Me, I don't accept any personal or collective responsibility for natural disasters in Iran, and wish the Iranians well in their own handling of it.

That said, it seems strange that Iran would welcome help from The Great Satan. Does their hatred have an off-switch that gets turned off when their palms are outstretched?

Posted by: Joel Rosenberg at December 29, 2003 at 07:08 PM

Oh my. No one is saying that Iran or anyone else is "entitled" to anything. Don't worry, the sacred space of your wallet is safe from me. Talk about missing the point.

Posted by: Andrea Harris at December 29, 2003 at 07:23 PM

Phrasing that accuse people of 'Denying Aid' or 'Witholding Aid' implies that the aid is due, that this is aid they are entitled to and that we are witholding that aid from them by not contributing.

This is obviously an invalid and unfair contention. As I've said elsewhere charity is a triage process in which you determine what charity has your highest priority.

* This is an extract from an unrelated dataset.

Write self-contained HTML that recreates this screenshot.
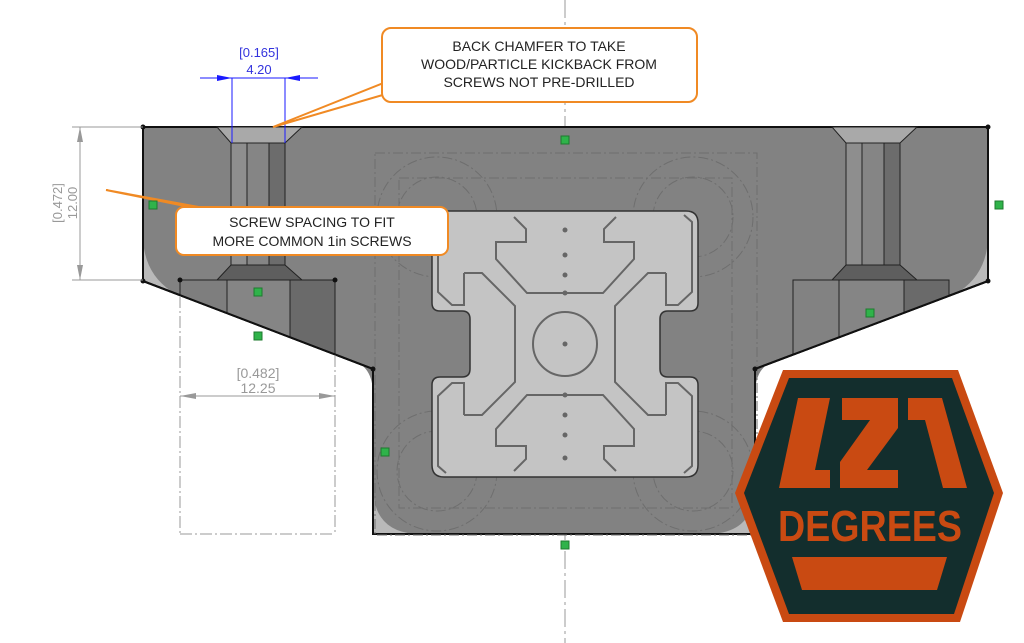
<!DOCTYPE html>
<html><head><meta charset="utf-8"><style>
html,body{margin:0;padding:0;background:#fff;}
svg{display:block;}
text{font-family:"Liberation Sans",sans-serif;}
</style></head><body>
<svg width="1024" height="643" viewBox="0 0 1024 643" xmlns="http://www.w3.org/2000/svg">
<line x1="565" y1="0" x2="565" y2="643" stroke="#999" stroke-width="1" stroke-dasharray="18,4,3,4"/>

<path d="M143,127 H988 V281 L755,369 V534 H373 V369 L143,281 Z" fill="#b9b9b9" stroke="#111" stroke-width="2"/>
<path d="M143,127 H988 V235 Q988,272 960,291 L768,364 Q755,372 755,395 V486 Q755,534 707,534 H421 Q373,534 373,486 V395 Q373,372 360,364 L171,291 Q143,272 143,235 Z" fill="#828282"/>
<path d="M143,127 H988 V281 L755,369 V534 H373 V369 L143,281 Z" fill="none" stroke="#111" stroke-width="2"/>

<g fill="none" stroke="#6e6e6e" stroke-width="1" stroke-dasharray="10,3,2,3">
<rect x="375" y="153" width="382" height="382"/>
<rect x="399" y="178" width="333" height="330"/>
<circle cx="437" cy="217" r="60"/><circle cx="693" cy="217" r="60"/>
<circle cx="437" cy="471" r="60"/><circle cx="693" cy="471" r="60"/>
<circle cx="437" cy="217" r="40"/><circle cx="693" cy="217" r="40"/>
<circle cx="437" cy="471" r="40"/><circle cx="693" cy="471" r="40"/>
</g>

<path d="M444,211 H686 Q698,211 698,223 V303 Q698,311 690,311 H668 Q660,311 660,319 V369 Q660,377 668,377 H690 Q698,377 698,385 V465 Q698,477 686,477 H444 Q432,477 432,465 V385 Q432,377 440,377 H462 Q470,377 470,369 V319 Q470,311 462,311 H440 Q432,311 432,303 V223 Q432,211 444,211 Z" fill="#c4c4c4" stroke="#333" stroke-width="1.5"/>

<g fill="none" stroke="#666" stroke-width="2">
<g id="q">
<polyline points="514,217 526,229 526,242 496,242 496,259 527,293 566,293"/>
<polyline points="464,273 482,273 515,306 515,344"/>
<polyline points="464,273 464,305 452,305 438,292 438,222 446,215"/>
</g>
<use href="#q" transform="translate(1130,0) scale(-1,1)"/>
<use href="#q" transform="translate(0,688) scale(1,-1)"/>
<use href="#q" transform="translate(1130,688) scale(-1,-1)"/>
<circle cx="565" cy="344" r="32"/>
</g>
<g fill="#666">
<circle cx="565" cy="230" r="2.5"/><circle cx="565" cy="255" r="2.5"/><circle cx="565" cy="275" r="2.5"/>
<circle cx="565" cy="293" r="2.5"/><circle cx="565" cy="344" r="2.5"/><circle cx="565" cy="395" r="2.5"/>
<circle cx="565" cy="415" r="2.5"/><circle cx="565" cy="435" r="2.5"/><circle cx="565" cy="458" r="2.5"/>
</g>

<!-- left hole -->
<g stroke="#222" stroke-width="1">
<polygon points="217,127 302,127 285,143 231,143" fill="#a9a9a9"/>
<rect x="231" y="143" width="16" height="122" fill="#8e8e8e"/>
<rect x="247" y="143" width="22" height="122" fill="#858585"/>
<rect x="269" y="143" width="16" height="122" fill="#6c6c6c"/>
<polygon points="231,265 285,265 302,280 217,280" fill="#5e5e5e"/>
<polygon points="180,280 227,280 227,313 180,295" fill="#7e7e7e"/>
<polygon points="227,280 290,280 290,337 227,313" fill="#858585"/>
<polygon points="290,280 335,280 335,354 290,337" fill="#6a6a6a"/>
</g>
<!-- right hole -->
<g stroke="#222" stroke-width="1">
<polygon points="832,127 917,127 900,143 846,143" fill="#a9a9a9"/>
<rect x="846" y="143" width="16" height="122" fill="#8e8e8e"/>
<rect x="862" y="143" width="22" height="122" fill="#858585"/>
<rect x="884" y="143" width="16" height="122" fill="#6c6c6c"/>
<polygon points="846,265 900,265 917,280 832,280" fill="#5e5e5e"/>
<polygon points="793,280 839,280 839,337 793,355" fill="#828282"/>
<polygon points="839,280 904,280 904,313 839,337" fill="#858585"/>
<polygon points="904,280 949,280 949,296 904,313" fill="#6a6a6a"/>
</g>
<path d="M143,281 L373,369 M988,281 L755,369" stroke="#111" stroke-width="2"/>
<circle cx="180" cy="280" r="2.5" fill="#111"/><circle cx="335" cy="280" r="2.5" fill="#111"/>
<circle cx="143" cy="127" r="2.5" fill="#111"/><circle cx="988" cy="127" r="2.5" fill="#111"/>
<circle cx="143" cy="281" r="2.5" fill="#111"/><circle cx="988" cy="281" r="2.5" fill="#111"/>
<circle cx="373" cy="369" r="2.5" fill="#111"/><circle cx="755" cy="369" r="2.5" fill="#111"/>

<g stroke="#999" stroke-width="1" fill="none">
<line x1="72" y1="127" x2="143" y2="127"/><line x1="72" y1="280" x2="143" y2="280"/>
<line x1="80" y1="127" x2="80" y2="280"/>
</g>
<polygon points="80,127 77,142 83,142" fill="#999"/><polygon points="80,280 77,265 83,265" fill="#999"/>
<text transform="translate(62,203) rotate(-90)" text-anchor="middle" font-size="13" fill="#999">[0.472]</text>
<text transform="translate(77,203) rotate(-90)" text-anchor="middle" font-size="13" fill="#999">12.00</text>

<g stroke="#1a1aff" stroke-width="1">
<line x1="232" y1="78" x2="232" y2="143"/><line x1="285" y1="78" x2="285" y2="143"/>
<line x1="200" y1="78" x2="318" y2="78"/>
</g>
<polygon points="232,78 217,75 217,81" fill="#1a1aff"/><polygon points="285,78 300,75 300,81" fill="#1a1aff"/>
<text x="259" y="57" text-anchor="middle" font-size="13" fill="#3333dd">[0.165]</text>
<text x="259" y="74" text-anchor="middle" font-size="13" fill="#3333dd">4.20</text>

<g stroke="#999" stroke-width="1" fill="none" stroke-dasharray="12,3,2,3">
<line x1="180" y1="296" x2="180" y2="533"/><line x1="335" y1="355" x2="335" y2="533"/>
<line x1="180" y1="534" x2="335" y2="534"/>
</g>
<line x1="180" y1="396" x2="335" y2="396" stroke="#999"/>
<polygon points="180,396 196,393 196,399" fill="#999"/><polygon points="335,396 319,393 319,399" fill="#999"/>
<text x="258" y="378" text-anchor="middle" font-size="14" fill="#999">[0.482]</text>
<text x="258" y="393" text-anchor="middle" font-size="14" fill="#999">12.25</text>

<polygon points="386,82 273,127 386,94" fill="#fff" stroke="#f08a24" stroke-width="2"/>
<rect x="382" y="28" width="315" height="74" rx="9" fill="#fff" stroke="#f08a24" stroke-width="2"/>
<text x="539" y="51" text-anchor="middle" font-size="14" fill="#222">BACK CHAMFER TO TAKE</text>
<text x="539" y="69" text-anchor="middle" font-size="14" fill="#222">WOOD/PARTICLE KICKBACK FROM</text>
<text x="539" y="87" text-anchor="middle" font-size="14" fill="#222">SCREWS NOT PRE-DRILLED</text>

<polygon points="190,207 106,190 215,210" fill="#fff" stroke="#f08a24" stroke-width="2"/>
<rect x="176" y="207" width="272" height="48" rx="8" fill="#fff" stroke="#f08a24" stroke-width="2"/>
<text x="312" y="227" text-anchor="middle" font-size="14" fill="#222">SCREW SPACING TO FIT</text>
<text x="312" y="246" text-anchor="middle" font-size="14" fill="#222">MORE COMMON 1in SCREWS</text>

<g fill="#2fb34a" stroke="#1d7a2e" stroke-width="1">
<rect x="561" y="136" width="8" height="8"/><rect x="149" y="201" width="8" height="8"/>
<rect x="995" y="201" width="8" height="8"/><rect x="254" y="288" width="8" height="8"/>
<rect x="254" y="332" width="8" height="8"/><rect x="866" y="309" width="8" height="8"/>
<rect x="381" y="448" width="8" height="8"/><rect x="561" y="541" width="8" height="8"/>
</g>

<polygon points="783,370 958,370 1003,493 960,622 783,622 735,493" fill="#c94a12"/>
<polygon points="789,378 952,378 994,493 954,614 789,614 744,493" fill="#132e2d"/>
<g fill="#c94a12">
<polygon points="798,398 830,398 815,470 830,470 830,488 779,488"/>
<polygon points="842,398 898,398 898,428 867,470 898,470 898,488 840,488 840,462 870,420 842,420"/>
<polygon points="908,398 942,398 967,488 943,488 925,420 908,420"/>
<polygon points="792,557 947,557 937,590 802,590"/>
</g>
<text x="870" y="541" text-anchor="middle" font-size="44" font-weight="bold" fill="#c94a12" textLength="184" lengthAdjust="spacingAndGlyphs">DEGREES</text>
</svg>
</body></html>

Posted by: O. Deus at December 29, 2003 at 10:44 PM

Ah. "The sacred space of your wallet." Hmm.

Now, what was that point again?

Posted by: Joel Rosenberg at December 29, 2003 at 11:39 PM

Gee, I don't fucking know, Joel. I kind of thought MY POINT was the idea that people were getting upset at a group of people because they were mad at another group of people, while you and O Deus jumped in here with some sort of thing about deciding who is more deserving of charity, a subject I have ALREADY INDICATED does not interest me. If you wish to wax at length on THAT subject, please do so elsewhere.

Posted by: Andrea Harris at December 29, 2003 at 11:50 PM

And O. Deus, that goes for you too. Take it to a blog that cares.

Posted by: Andrea Harris at December 29, 2003 at 11:50 PM

Oh hell, why did I leave this open? The discussion has become tiresome. Good-bye.